Prenatal exposure to a common pesticide has been linked to brain changes, according to an emerging study The pesticide, chlorpyrifos, which was banned in 2001 by the Environmental Protection Agency (EPA) for residential use, is still allowed for use on crops and can be sprayed in public places, said WebMD. In 2007, the Natural Resources […]
Prenatal exposure to a common pesticide has been linked to brain changes, according to an emerging study
The pesticide, chlorpyrifos, which was banned in 2001 by the Environmental Protection Agency (EPA) for residential use, is still allowed for use on crops and can be sprayed in public places, said WebMD. In 2007, the Natural Resources Defense Council (NRDC) petitioned the EPA to ban chlorpyrifos in agricultural use; the EPA is reviewing chlorpyrifos use in agriculture.
Children with high exposure to chlorpyrifos suffered abnormalities in the outer area of the brain, known as the cortex, versus children with low prenatal exposure, Virginia Rauh, ScD, professor and deputy director of the Columbia Center for Children’s Environmental Health at the Mailman School of Public Health at Columbia University, told WebMD. “The cortex helps govern intelligence, personality, muscle movement, and other tasks,” WebMD explained.
“In areas of the cortex, we detected both enlarged and reduced volumes that were significantly different from the normal brain,” Rauh added. “This suggests the process of normal brain development has been disturbed in some way,” she explained to WebMD. The study appears in Proceedings of the National Academy of Sciences’ Early Edition.
Rauh’s team selected 40 children from a group of 369, following them from birth. The children were born between 1998-2001, before the household-use ban went into effect, said WebMD. Rauh sent the babies’ umbilical cord blood samples to the U.S. Centers for Disease Control and Prevention (CDC) where the pesticide levels were analyzed.
Of the 40 children selected, 20 had high prenatal exposure and, 20, low prenatal exposure. Rauh took MRIs of the children’s brains when they were six-11 years of age, said WebMD. While there was no difference in overall brain size between the two groups, the high-exposure group had enlargements in many areas and reduced volumes in other areas of the brain, said WebMD. Rauh noted that these findings mirrored those from animal studies.
Rauh’s prior studies revealed links between high pesticide exposure levels with reduced IQ and reduced working memory in children, said WebMD, which explained that the pesticide blocks an enzyme needed by pests, and people, for proper nerve functioning and belongs to a class of pesticides known as organophosphates. Symptoms of chlorpyrifos poisoning include nausea, dizziness, and confusion and can include respiratory muscle control loss and death, said the NRDC.

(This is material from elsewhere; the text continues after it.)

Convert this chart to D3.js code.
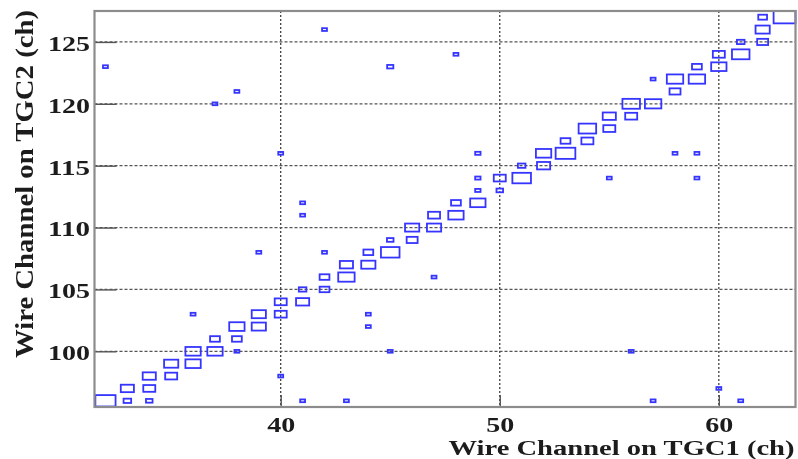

We’ve long written about links between pesticides and long-lasting, serious health effects. For instance, many experts believe that autism spectrum disorders (ASDs) could be due to environmental exposures and critics have blamed pesticides, among other factors. We also just wrote that a new study found an association with glyphosate, the active ingredient in Monsanto’s Roundup, and Parkinson’s disease and Parkinson’s-related brain disorders.
We also previously wrote that over the past several years, the agricultural pesticide paraquat has been linked to Parkinson’s disease, posing a risk not just to agricultural workers who toil in fields where the pesticide has been sprayed, but to the people who live in the vicinity of those fields.